_Request_.
Take the lines from the top down to and including the one with "(-39.15pt,-38.5pt) rectangle (454.85pt,372pt);" and repeat them exactly. Omit images.
─── Raw data ───
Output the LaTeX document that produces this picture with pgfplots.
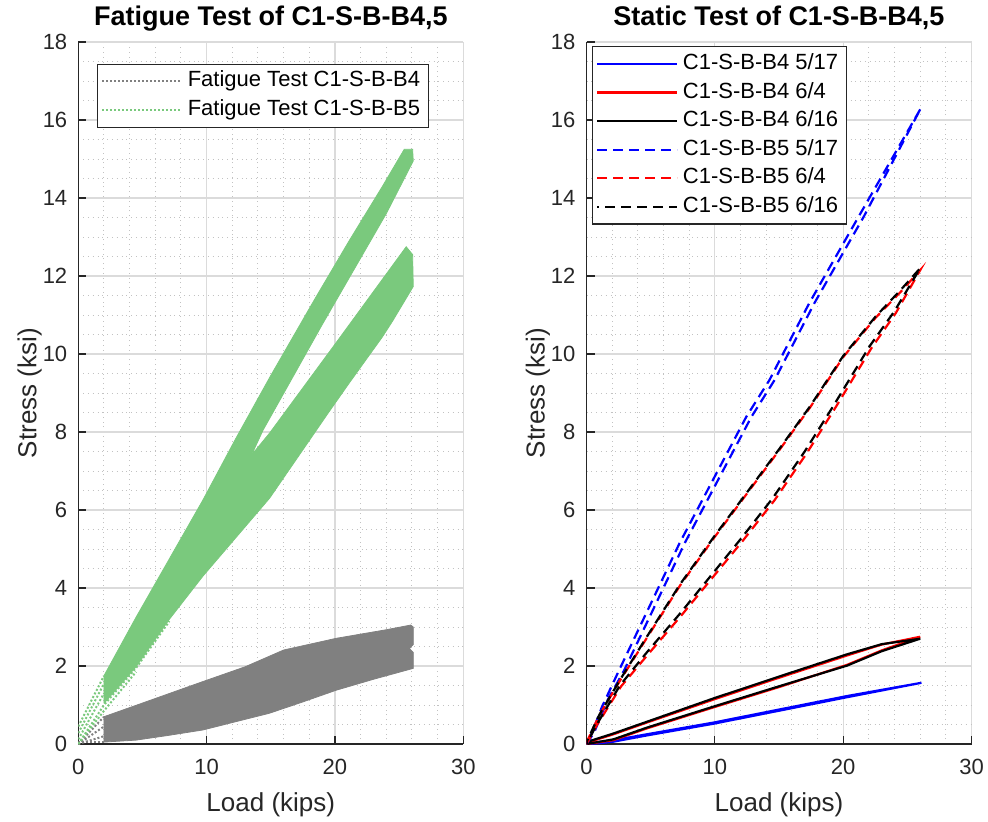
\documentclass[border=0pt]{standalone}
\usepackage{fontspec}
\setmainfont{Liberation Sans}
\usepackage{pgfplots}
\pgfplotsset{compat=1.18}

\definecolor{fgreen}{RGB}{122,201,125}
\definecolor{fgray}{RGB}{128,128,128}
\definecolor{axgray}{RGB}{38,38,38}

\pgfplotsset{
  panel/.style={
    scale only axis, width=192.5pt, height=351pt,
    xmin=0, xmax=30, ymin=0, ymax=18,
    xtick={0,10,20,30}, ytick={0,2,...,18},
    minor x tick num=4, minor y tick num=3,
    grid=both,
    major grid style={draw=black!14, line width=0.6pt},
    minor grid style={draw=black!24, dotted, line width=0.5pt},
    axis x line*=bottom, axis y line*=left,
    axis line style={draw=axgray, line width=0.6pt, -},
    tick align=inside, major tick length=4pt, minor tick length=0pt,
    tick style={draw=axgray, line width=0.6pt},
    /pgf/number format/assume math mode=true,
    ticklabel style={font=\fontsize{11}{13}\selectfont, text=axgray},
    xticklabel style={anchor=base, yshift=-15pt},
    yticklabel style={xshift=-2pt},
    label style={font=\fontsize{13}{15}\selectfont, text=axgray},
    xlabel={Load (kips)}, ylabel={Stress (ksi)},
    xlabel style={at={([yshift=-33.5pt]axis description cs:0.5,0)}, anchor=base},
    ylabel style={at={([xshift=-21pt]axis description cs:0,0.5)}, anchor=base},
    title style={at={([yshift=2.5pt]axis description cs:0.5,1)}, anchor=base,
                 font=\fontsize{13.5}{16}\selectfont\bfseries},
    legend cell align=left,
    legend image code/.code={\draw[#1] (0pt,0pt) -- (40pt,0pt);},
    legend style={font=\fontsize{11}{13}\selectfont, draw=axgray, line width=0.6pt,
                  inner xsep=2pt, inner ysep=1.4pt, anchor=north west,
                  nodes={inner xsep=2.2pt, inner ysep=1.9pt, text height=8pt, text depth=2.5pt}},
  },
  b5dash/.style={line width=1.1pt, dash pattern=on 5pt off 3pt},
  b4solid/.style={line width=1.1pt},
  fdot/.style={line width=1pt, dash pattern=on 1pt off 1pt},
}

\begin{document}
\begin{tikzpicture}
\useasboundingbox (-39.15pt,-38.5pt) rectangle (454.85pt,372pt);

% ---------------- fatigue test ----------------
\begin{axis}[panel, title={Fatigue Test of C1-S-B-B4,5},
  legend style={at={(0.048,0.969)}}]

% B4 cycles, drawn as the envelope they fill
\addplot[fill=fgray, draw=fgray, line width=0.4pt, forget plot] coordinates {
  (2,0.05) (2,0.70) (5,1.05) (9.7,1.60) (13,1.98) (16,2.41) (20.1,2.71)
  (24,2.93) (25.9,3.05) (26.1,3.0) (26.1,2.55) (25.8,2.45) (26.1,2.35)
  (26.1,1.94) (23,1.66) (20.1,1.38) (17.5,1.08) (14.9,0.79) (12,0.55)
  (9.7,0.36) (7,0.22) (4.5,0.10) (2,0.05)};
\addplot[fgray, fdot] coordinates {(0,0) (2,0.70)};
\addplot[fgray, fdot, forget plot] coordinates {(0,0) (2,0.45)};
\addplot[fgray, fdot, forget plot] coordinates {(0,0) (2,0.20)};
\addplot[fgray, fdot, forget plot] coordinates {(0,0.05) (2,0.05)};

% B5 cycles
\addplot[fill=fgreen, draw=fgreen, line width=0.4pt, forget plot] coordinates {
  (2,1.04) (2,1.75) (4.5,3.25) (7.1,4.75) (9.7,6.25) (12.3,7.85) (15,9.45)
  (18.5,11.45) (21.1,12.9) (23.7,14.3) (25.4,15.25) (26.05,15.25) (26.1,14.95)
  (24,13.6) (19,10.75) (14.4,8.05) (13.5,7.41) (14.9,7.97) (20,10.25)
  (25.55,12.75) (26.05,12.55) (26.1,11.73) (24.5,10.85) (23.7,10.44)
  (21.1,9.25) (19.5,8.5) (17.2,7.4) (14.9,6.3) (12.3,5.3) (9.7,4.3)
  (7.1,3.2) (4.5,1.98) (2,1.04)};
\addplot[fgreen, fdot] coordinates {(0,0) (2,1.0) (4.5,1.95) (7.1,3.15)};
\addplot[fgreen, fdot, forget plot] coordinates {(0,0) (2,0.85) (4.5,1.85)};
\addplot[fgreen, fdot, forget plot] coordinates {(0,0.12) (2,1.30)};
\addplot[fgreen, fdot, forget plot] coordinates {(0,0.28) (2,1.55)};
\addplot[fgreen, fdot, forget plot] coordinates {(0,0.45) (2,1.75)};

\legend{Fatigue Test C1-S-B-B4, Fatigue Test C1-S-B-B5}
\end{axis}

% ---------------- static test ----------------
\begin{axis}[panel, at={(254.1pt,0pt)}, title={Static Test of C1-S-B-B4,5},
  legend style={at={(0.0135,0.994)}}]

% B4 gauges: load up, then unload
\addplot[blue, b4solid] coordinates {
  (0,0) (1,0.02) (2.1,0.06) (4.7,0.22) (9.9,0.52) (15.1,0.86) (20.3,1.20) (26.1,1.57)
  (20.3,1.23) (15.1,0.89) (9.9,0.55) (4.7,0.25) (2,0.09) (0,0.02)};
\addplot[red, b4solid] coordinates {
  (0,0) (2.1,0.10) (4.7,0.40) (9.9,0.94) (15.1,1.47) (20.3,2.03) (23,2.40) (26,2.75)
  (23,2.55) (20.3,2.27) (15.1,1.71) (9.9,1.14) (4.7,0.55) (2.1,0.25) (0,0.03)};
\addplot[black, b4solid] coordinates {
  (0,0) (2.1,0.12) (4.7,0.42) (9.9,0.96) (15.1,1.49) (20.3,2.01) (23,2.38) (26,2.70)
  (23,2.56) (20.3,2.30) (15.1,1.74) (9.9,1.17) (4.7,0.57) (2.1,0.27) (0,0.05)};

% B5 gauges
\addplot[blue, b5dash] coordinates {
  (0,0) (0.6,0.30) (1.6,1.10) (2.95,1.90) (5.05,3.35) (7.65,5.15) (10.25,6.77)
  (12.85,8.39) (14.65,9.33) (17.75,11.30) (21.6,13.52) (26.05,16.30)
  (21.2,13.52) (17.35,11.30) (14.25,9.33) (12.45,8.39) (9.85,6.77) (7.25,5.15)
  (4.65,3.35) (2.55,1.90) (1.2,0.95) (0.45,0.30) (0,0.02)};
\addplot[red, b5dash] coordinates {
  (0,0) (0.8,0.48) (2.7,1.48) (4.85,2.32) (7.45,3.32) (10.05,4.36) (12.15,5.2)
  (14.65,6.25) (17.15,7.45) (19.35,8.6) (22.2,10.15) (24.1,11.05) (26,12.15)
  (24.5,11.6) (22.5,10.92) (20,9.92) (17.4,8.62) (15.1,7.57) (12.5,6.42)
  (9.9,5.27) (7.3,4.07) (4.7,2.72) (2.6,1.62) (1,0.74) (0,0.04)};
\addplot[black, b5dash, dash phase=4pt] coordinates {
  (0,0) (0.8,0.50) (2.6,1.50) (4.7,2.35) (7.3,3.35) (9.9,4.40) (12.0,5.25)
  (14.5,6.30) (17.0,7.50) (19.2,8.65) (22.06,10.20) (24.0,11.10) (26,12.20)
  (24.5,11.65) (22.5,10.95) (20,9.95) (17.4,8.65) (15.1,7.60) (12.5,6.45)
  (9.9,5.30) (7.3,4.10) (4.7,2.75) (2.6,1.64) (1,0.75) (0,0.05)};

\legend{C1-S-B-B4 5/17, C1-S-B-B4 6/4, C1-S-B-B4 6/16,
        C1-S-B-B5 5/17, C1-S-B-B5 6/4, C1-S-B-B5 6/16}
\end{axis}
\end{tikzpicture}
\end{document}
───
_Solution to this problem_.
Output the LaTeX document that produces this picture with pgfplots.
\documentclass[border=0pt]{standalone}
\usepackage{fontspec}
\setmainfont{Liberation Sans}
\usepackage{pgfplots}
\pgfplotsset{compat=1.18}

\definecolor{fgreen}{RGB}{122,201,125}
\definecolor{fgray}{RGB}{128,128,128}
\definecolor{axgray}{RGB}{38,38,38}

\pgfplotsset{
  panel/.style={
    scale only axis, width=192.5pt, height=351pt,
    xmin=0, xmax=30, ymin=0, ymax=18,
    xtick={0,10,20,30}, ytick={0,2,...,18},
    minor x tick num=4, minor y tick num=3,
    grid=both,
    major grid style={draw=black!14, line width=0.6pt},
    minor grid style={draw=black!24, dotted, line width=0.5pt},
    axis x line*=bottom, axis y line*=left,
    axis line style={draw=axgray, line width=0.6pt, -},
    tick align=inside, major tick length=4pt, minor tick length=0pt,
    tick style={draw=axgray, line width=0.6pt},
    /pgf/number format/assume math mode=true,
    ticklabel style={font=\fontsize{11}{13}\selectfont, text=axgray},
    xticklabel style={anchor=base, yshift=-15pt},
    yticklabel style={xshift=-2pt},
    label style={font=\fontsize{13}{15}\selectfont, text=axgray},
    xlabel={Load (kips)}, ylabel={Stress (ksi)},
    xlabel style={at={([yshift=-33.5pt]axis description cs:0.5,0)}, anchor=base},
    ylabel style={at={([xshift=-21pt]axis description cs:0,0.5)}, anchor=base},
    title style={at={([yshift=2.5pt]axis description cs:0.5,1)}, anchor=base,
                 font=\fontsize{13.5}{16}\selectfont\bfseries},
    legend cell align=left,
    legend image code/.code={\draw[#1] (0pt,0pt) -- (40pt,0pt);},
    legend style={font=\fontsize{11}{13}\selectfont, draw=axgray, line width=0.6pt,
                  inner xsep=2pt, inner ysep=1.4pt, anchor=north west,
                  nodes={inner xsep=2.2pt, inner ysep=1.9pt, text height=8pt, text depth=2.5pt}},
  },
  b5dash/.style={line width=1.1pt, dash pattern=on 5pt off 3pt},
  b4solid/.style={line width=1.1pt},
  fdot/.style={line width=1pt, dash pattern=on 1pt off 1pt},
}

\begin{document}
\begin{tikzpicture}
\useasboundingbox (-39.15pt,-38.5pt) rectangle (454.85pt,372pt);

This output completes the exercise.